Apart from the fact that Aragón came to Puerto Rico in Christmas, 1947, there is no other evidence showing his intention to establish his domicile here. In the absence of such evidence we cannot agree with the petitioner appellee that her domicile in Puerto Rico was duly proven. The whole evidence reveals that already in 1943 Aragón at least was, and until 1947 continued to be, a resident of the State of New York, which in turn was petitioner’s residence, as of the date of her marriage. Therefore, petitioner’s income tax for the year 1947 should be computed on the basis of the two rates, the normal of 29 per cent and the one used by her in her income tax return.
The judgment appealed from will be reversed and the case remanded to the trial court for further proceedings not inconsistent with this opinion.

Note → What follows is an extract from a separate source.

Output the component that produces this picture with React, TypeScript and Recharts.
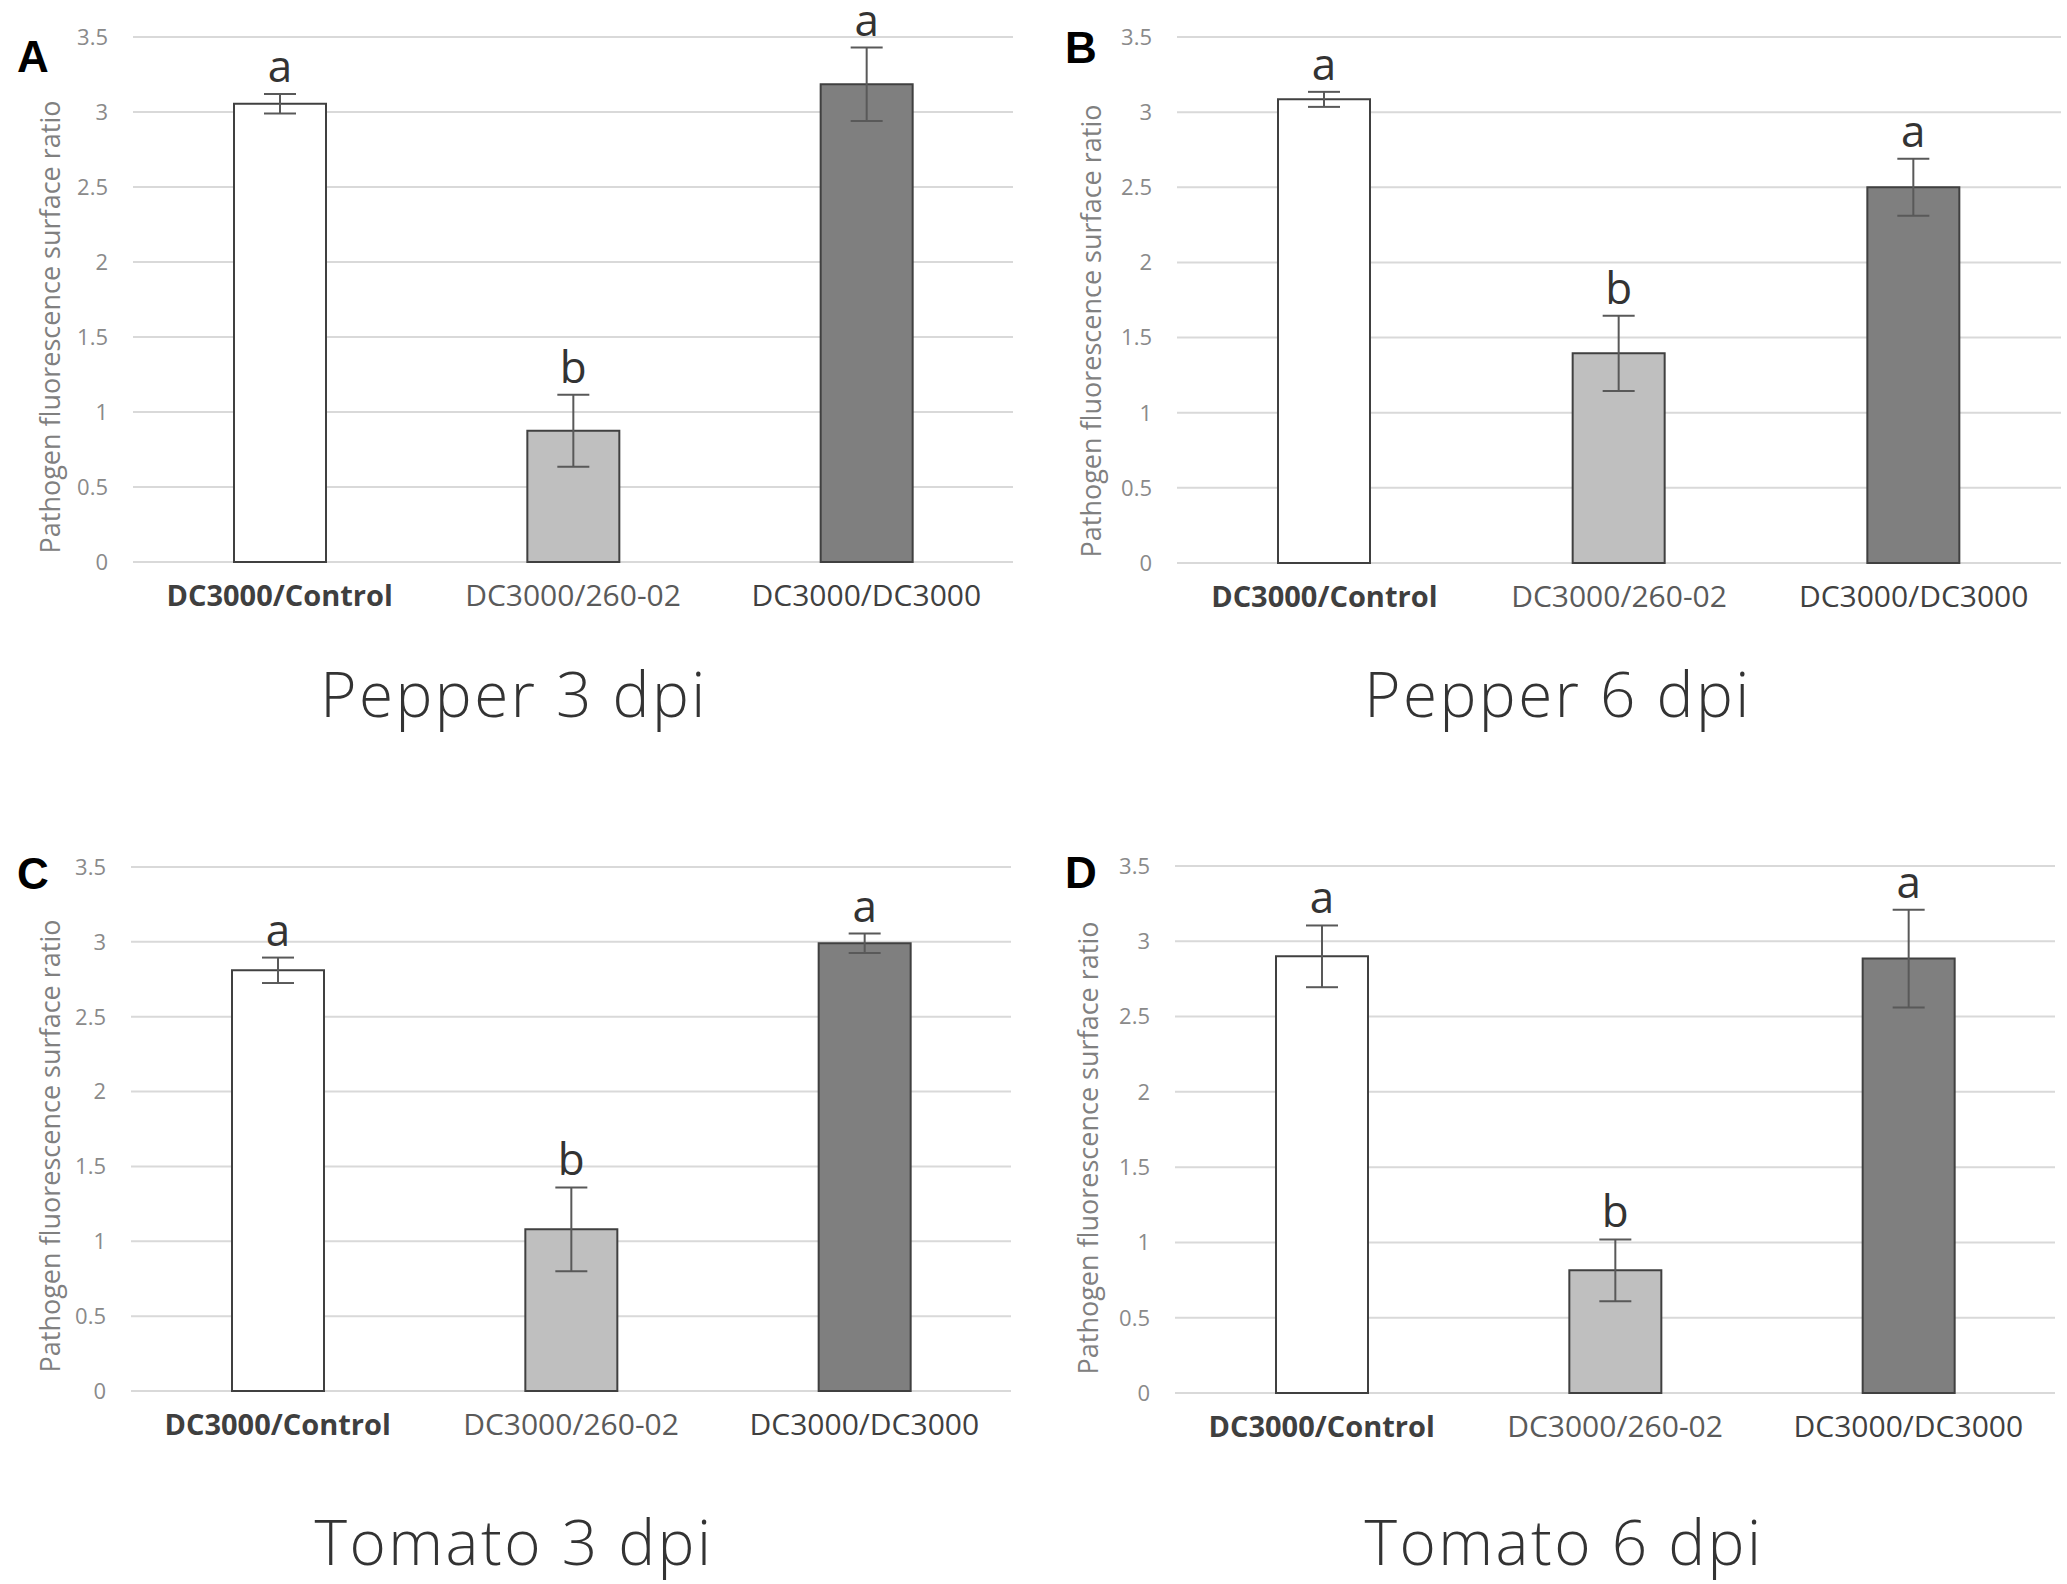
import React from 'react';
import {
  BarChart,
  Bar,
  Cell,
  XAxis,
  YAxis,
  CartesianGrid,
  ErrorBar,
  LabelList,
} from 'recharts';

// data
const categories = ['DC3000/Control', 'DC3000/260-02', 'DC3000/DC3000'];
const yTicks = [0, 0.5, 1, 1.5, 2, 2.5, 3, 3.5];

const pepper3Values = [3.055, 0.875, 3.185];
const pepper3Errors = [0.065, 0.24, 0.245];
const pepper6Values = [3.085, 1.395, 2.5];
const pepper6Errors = [0.05, 0.25, 0.19];
const tomato3Values = [2.81, 1.08, 2.99];
const tomato3Errors = [0.085, 0.28, 0.065];
const tomato6Values = [2.9, 0.815, 2.885];
const tomato6Errors = [0.205, 0.205, 0.325];

const significance = ['a', 'b', 'a'];
const panelLetters = ['A', 'B', 'C', 'D'];
const panelTitles = ['Pepper 3 dpi', 'Pepper 6 dpi', 'Tomato 3 dpi', 'Tomato 6 dpi'];
const yLabel = 'Pathogen fluorescence surface ratio';

const barFills = ['#ffffff', '#bfbfbf', '#7f7f7f'];
const tickWeights = [700, 400, 400];
const tickColors = ['#3f3f3f', '#5a5a5a', '#404040'];

const PANEL_W = 1034;
const PANEL_H = 792;
const FONT = '"Open Sans", "Noto Sans", sans-serif';

// plot box and text placement per panel (relative to the panel)
const layouts = [
  { left: 0, top: 0, plotLeft: 133, plotRight: 1013, plotTop: 37, plotBottom: 562, yLabelX: 49, yLabelY: 327, letterX: 17, letterY: 72, titleX: 514, titleY: 717 },
  { left: 1034, top: 0, plotLeft: 143, plotRight: 1027, plotTop: 37, plotBottom: 563, yLabelX: 56, yLabelY: 331, letterX: 31, letterY: 63, titleX: 524, titleY: 717 },
  { left: 0, top: 792, plotLeft: 131, plotRight: 1011, plotTop: 75, plotBottom: 599, yLabelX: 49, yLabelY: 354, letterX: 17, letterY: 97, titleX: 514, titleY: 773 },
  { left: 1034, top: 792, plotLeft: 141, plotRight: 1021, plotTop: 74, plotBottom: 601, yLabelX: 53, yLabelY: 356, letterX: 31, letterY: 96, titleX: 530, titleY: 773 },
];

const panelValues = [pepper3Values, pepper6Values, tomato3Values, tomato6Values];
const panelErrors = [pepper3Errors, pepper6Errors, tomato3Errors, tomato6Errors];

function CategoryTick(props: any) {
  const { x, y, payload, index } = props;
  return (
    <text
      x={x}
      y={y}
      dy={44}
      textAnchor="middle"
      fontFamily={FONT}
      fontSize={index === 0 ? 29 : 30}
      fontWeight={tickWeights[index]}
      fill={tickColors[index]}
    >
      {payload.value}
    </text>
  );
}

function Panel({ idx }: { idx: number }) {
  const lay = layouts[idx];
  const values = panelValues[idx];
  const errors = panelErrors[idx];
  const data = categories.map((name, i) => ({
    name,
    value: values[i],
    err: errors[i],
    sig: significance[i],
  }));
  const xAxisHeight = 60;

  const renderSig = (props: any) => {
    const { x, y, width, height, index } = props;
    const perUnit = height / values[index];
    const errTop = y - errors[index] * perUnit;
    return (
      <text
        x={x + width / 2}
        y={errTop - 12}
        textAnchor="middle"
        fontFamily={FONT}
        fontSize={44}
        fill="#333333"
      >
        {significance[index]}
      </text>
    );
  };

  return (
    <div style={{ position: 'absolute', left: lay.left, top: lay.top, width: PANEL_W, height: PANEL_H }}>
      <BarChart
        width={PANEL_W}
        height={PANEL_H}
        data={data}
        margin={{
          top: lay.plotTop,
          right: PANEL_W - lay.plotRight,
          left: 0,
          bottom: PANEL_H - lay.plotBottom - xAxisHeight,
        }}
        barSize={92}
      >
        <CartesianGrid vertical={false} stroke="#d9d9d9" strokeWidth={2} />
        <XAxis
          dataKey="name"
          axisLine={false}
          tickLine={false}
          tickSize={0}
          tickMargin={0}
          height={xAxisHeight}
          interval={0}
          tick={<CategoryTick />}
        />
        <YAxis
          width={lay.plotLeft}
          domain={[0, 3.5]}
          ticks={yTicks}
          axisLine={false}
          tickLine={false}
          tickSize={0}
          tickMargin={25}
          tick={{ fontFamily: FONT, fontSize: 22, fill: '#8a8a8a' }}
        />
        <Bar dataKey="value" stroke="#404040" strokeWidth={2} isAnimationActive={false}>
          {data.map((d, i) => (
            <Cell key={d.name} fill={barFills[i]} />
          ))}
          <ErrorBar
            dataKey="err"
            direction="y"
            width={16}
            stroke="#595959"
            strokeWidth={2}
            isAnimationActive={false}
          />
          <LabelList dataKey="sig" content={renderSig} />
        </Bar>
      </BarChart>
    </div>
  );
}

export default function App() {
  return (
    <div style={{ position: 'relative', width: 2067, height: 1584, background: '#ffffff', overflow: 'hidden' }}>
      <style>{'body { margin: 0; }'}</style>
      {layouts.map((_, i) => (
        <Panel key={i} idx={i} />
      ))}
      <svg
        width={2067}
        height={1584}
        style={{ position: 'absolute', left: 0, top: 0, pointerEvents: 'none' }}
      >
        {layouts.map((lay, i) => (
          <g key={i} transform={`translate(${lay.left},${lay.top})`}>
            <text
              x={lay.letterX}
              y={lay.letterY}
              fontFamily='"Liberation Sans", Arial, sans-serif'
              fontWeight={700}
              fontSize={44}
              fill="#000000"
            >
              {panelLetters[i]}
            </text>
            <text
              transform={`translate(${lay.yLabelX},${lay.yLabelY}) rotate(-90)`}
              textAnchor="middle"
              dominantBaseline="central"
              fontFamily={FONT}
              fontSize={27}
              fill="#808080"
            >
              {yLabel}
            </text>
            <text
              x={lay.titleX}
              y={lay.titleY}
              textAnchor="middle"
              fontFamily={FONT}
              fontSize={62}
              fontWeight={300}
              letterSpacing={2.5}
              fill="#333333"
            >
              {panelTitles[i]}
            </text>
          </g>
        ))}
      </svg>
    </div>
  );
}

 Act of September 22, 1922, 42 U. S. Stat. at L., p. 1022, C. 411, §3; 8 U.S.C.A. Stat. 9, amended by Act of July 3, 1930; Act of March 3, 1931, 46 U. S. Stat. at L., p. 1511, C. 442, § 4; Act of June 25, 1936, 49 Stat. 1917; Act of July 2, 1940, 54 Stat. 715.

 Buscaglia, Treasurer v. Tax Court, 68 P.R.R. 322; Postley v. Secretary of Treasury, supra.

 We copy from the syllabus of this case:
“A calendar year taxpayer confronted with two tax laws permitting different rates for portions of the same fiscal year should take his income for' the year as a whole, calculate the tax thereon at the old and new rates, and divide each of these figures by two. The sum of .these two figures represents the tax for the year — half at the old rate, half at the new.”

 Our review is no longer limited, as the appellee alleges, to errors of law. See § 14 of the Judiciary Act of the Commonwealth of Puerto Rico (Act No. 11 of July 24, 1952.)

 As appears from its findings, the trial court gave great credit to this testimony and to that effect stated: “Since December 1945 the sweethearts had decided to establish their domicile in Puerto Rico; . . .” “In the summer of 1945 .... Aragón and his fianceé made plans to marry *134and -establish their domicile in Puerto Rico, building here in due time, at the lot that José María González, father of the bride, had given .her, their dwelling.” “Next summer without having changed such plans, the sweethearts married and established here their permanent residence.” “The domicile of the spouses Aragón-González continues being the one chosen by them in the summer of 1946. It was the same during the whole year of 1947 when he studied during his last year of medicine in Long Island University.”